— Task details —
What is wanted is an exact restatement of the lines from the one with "Recreate this image" through the one with "fig = go.Figure()", both included, and of no other lines.

□ □ □ □

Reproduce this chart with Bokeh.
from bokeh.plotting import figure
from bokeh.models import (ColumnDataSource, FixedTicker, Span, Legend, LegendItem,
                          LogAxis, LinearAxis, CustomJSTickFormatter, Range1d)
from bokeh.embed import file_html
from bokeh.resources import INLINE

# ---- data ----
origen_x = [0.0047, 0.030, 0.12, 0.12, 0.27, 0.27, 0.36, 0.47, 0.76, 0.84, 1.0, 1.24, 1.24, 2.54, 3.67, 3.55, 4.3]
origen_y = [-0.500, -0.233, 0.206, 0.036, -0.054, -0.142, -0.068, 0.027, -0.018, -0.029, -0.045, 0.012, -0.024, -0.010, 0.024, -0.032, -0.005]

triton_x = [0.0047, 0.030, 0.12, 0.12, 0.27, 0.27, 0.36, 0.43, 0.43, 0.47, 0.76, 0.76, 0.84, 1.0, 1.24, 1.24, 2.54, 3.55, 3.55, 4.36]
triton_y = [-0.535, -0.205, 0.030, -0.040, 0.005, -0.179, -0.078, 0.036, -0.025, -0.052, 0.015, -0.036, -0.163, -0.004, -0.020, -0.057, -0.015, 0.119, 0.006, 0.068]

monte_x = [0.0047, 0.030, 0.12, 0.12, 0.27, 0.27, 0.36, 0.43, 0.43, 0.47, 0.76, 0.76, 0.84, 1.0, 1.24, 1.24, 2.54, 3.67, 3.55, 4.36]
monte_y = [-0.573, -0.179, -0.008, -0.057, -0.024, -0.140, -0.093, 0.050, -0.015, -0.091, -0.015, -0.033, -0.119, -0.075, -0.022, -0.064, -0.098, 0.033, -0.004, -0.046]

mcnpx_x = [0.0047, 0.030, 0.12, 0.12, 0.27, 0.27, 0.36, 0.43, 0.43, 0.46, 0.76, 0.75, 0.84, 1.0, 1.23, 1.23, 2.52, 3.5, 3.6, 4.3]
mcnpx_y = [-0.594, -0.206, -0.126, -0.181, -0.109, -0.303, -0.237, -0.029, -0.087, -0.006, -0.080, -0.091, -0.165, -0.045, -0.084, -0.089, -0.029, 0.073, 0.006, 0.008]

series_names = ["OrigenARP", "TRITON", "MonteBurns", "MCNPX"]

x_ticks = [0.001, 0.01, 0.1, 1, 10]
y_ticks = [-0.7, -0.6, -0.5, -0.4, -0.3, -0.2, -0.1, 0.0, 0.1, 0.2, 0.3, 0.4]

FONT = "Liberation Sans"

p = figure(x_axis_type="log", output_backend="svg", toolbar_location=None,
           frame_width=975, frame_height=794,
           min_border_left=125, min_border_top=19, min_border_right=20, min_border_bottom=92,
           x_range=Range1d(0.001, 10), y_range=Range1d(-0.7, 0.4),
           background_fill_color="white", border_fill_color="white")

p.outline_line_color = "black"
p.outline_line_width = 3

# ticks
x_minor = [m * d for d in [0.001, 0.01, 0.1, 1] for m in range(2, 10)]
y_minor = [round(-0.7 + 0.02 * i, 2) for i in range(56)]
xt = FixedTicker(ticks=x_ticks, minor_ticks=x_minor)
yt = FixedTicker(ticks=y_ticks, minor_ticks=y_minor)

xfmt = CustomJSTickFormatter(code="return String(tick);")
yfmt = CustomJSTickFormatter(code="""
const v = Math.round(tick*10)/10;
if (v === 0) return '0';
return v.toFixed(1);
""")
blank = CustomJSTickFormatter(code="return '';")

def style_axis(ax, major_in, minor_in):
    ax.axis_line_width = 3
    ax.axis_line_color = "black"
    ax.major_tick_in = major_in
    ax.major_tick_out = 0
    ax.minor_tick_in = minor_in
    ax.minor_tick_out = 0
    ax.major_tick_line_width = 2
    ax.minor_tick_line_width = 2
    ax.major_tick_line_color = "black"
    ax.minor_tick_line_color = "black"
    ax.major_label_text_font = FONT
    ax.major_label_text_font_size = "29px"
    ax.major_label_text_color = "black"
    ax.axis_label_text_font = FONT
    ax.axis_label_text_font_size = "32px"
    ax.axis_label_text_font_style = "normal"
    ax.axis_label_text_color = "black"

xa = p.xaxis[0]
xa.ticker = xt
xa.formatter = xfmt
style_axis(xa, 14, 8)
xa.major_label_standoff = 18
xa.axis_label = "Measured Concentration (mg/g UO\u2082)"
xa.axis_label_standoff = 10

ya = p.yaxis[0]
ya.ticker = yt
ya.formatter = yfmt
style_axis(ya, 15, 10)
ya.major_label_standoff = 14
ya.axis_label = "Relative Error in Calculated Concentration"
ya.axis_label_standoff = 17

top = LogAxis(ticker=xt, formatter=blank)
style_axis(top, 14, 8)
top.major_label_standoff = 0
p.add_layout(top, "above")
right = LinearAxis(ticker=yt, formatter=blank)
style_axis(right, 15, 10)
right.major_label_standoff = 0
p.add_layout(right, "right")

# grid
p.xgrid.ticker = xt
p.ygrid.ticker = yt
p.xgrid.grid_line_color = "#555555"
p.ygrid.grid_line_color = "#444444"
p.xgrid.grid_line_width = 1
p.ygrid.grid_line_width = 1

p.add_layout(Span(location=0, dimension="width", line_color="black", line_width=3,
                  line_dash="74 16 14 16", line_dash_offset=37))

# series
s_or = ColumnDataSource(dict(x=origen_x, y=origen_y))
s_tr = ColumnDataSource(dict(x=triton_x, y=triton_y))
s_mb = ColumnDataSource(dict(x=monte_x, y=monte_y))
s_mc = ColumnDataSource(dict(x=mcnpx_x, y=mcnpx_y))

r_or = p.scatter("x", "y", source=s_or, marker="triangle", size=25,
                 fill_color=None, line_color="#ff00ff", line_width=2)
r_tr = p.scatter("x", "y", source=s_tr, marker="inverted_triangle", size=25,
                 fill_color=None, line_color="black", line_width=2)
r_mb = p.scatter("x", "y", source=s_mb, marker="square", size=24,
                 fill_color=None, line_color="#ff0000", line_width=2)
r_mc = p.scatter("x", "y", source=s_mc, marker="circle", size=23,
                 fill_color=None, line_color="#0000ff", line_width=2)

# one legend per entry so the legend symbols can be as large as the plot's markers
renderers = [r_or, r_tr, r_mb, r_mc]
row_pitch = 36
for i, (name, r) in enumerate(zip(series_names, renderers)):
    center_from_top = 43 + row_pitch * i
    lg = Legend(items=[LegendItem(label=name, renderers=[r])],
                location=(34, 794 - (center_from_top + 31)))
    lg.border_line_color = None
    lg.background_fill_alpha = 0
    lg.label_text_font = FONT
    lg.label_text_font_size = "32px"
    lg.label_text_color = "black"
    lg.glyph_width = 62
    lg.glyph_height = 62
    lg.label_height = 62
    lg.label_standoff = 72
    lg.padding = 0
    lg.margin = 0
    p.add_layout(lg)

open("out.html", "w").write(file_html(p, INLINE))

□ □ □ □

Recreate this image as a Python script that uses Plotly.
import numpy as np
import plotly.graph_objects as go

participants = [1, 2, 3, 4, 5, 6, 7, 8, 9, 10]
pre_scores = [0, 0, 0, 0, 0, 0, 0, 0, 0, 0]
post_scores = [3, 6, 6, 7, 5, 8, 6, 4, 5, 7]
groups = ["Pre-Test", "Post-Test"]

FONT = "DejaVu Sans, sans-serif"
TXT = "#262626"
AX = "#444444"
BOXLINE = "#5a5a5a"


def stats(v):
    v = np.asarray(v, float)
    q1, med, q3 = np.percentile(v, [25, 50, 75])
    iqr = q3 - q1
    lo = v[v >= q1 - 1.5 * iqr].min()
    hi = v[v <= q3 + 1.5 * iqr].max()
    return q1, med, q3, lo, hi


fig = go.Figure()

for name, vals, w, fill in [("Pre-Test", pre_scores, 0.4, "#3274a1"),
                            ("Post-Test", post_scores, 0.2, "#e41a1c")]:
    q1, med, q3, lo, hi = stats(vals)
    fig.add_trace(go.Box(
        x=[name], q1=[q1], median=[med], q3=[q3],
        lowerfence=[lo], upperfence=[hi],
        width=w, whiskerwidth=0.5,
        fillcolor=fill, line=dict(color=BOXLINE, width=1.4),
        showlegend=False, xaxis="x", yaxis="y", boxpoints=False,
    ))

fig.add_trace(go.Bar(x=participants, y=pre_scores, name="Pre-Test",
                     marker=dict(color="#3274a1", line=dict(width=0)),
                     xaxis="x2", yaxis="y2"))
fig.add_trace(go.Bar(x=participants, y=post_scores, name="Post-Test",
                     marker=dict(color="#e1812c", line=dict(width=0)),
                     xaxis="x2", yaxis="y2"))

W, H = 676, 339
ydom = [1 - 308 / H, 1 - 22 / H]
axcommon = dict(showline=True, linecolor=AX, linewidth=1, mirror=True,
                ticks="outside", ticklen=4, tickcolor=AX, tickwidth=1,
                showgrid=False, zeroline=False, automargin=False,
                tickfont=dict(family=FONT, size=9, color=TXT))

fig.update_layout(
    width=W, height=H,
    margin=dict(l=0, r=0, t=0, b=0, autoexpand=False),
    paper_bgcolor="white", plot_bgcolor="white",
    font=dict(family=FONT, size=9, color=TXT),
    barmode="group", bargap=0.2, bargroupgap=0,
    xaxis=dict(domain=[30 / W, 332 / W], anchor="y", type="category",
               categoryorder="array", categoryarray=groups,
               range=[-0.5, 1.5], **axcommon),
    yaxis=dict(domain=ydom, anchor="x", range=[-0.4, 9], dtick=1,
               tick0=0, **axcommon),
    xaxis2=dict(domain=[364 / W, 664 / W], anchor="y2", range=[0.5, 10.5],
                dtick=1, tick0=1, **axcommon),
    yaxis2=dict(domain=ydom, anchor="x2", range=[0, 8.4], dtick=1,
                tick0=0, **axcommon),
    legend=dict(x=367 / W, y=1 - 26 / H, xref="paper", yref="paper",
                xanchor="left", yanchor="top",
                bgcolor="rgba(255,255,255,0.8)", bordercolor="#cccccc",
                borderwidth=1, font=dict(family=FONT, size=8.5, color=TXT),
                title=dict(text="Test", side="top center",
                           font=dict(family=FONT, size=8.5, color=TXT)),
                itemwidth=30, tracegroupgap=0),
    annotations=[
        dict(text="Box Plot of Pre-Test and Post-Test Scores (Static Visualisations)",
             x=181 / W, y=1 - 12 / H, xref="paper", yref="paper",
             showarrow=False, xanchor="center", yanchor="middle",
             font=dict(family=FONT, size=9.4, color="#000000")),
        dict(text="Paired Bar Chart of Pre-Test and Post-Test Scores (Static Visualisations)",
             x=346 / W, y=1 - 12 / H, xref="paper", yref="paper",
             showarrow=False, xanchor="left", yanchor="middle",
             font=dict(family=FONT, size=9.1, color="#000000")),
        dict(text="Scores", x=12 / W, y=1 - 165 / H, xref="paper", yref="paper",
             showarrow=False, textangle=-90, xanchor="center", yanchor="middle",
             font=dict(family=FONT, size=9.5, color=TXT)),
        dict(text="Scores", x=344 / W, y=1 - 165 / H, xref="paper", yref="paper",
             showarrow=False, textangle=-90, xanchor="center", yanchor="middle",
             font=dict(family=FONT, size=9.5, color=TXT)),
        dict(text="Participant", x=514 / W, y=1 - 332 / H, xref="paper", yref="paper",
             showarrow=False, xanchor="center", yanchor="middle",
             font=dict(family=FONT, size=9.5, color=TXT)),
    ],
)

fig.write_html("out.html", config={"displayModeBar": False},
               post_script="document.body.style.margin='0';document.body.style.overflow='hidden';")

□ □ □ □

— Full answer —
Recreate this image as a Python script that uses Plotly.
import numpy as np
import plotly.graph_objects as go

participants = [1, 2, 3, 4, 5, 6, 7, 8, 9, 10]
pre_scores = [0, 0, 0, 0, 0, 0, 0, 0, 0, 0]
post_scores = [3, 6, 6, 7, 5, 8, 6, 4, 5, 7]
groups = ["Pre-Test", "Post-Test"]

FONT = "DejaVu Sans, sans-serif"
TXT = "#262626"
AX = "#444444"
BOXLINE = "#5a5a5a"


def stats(v):
    v = np.asarray(v, float)
    q1, med, q3 = np.percentile(v, [25, 50, 75])
    iqr = q3 - q1
    lo = v[v >= q1 - 1.5 * iqr].min()
    hi = v[v <= q3 + 1.5 * iqr].max()
    return q1, med, q3, lo, hi


fig = go.Figure()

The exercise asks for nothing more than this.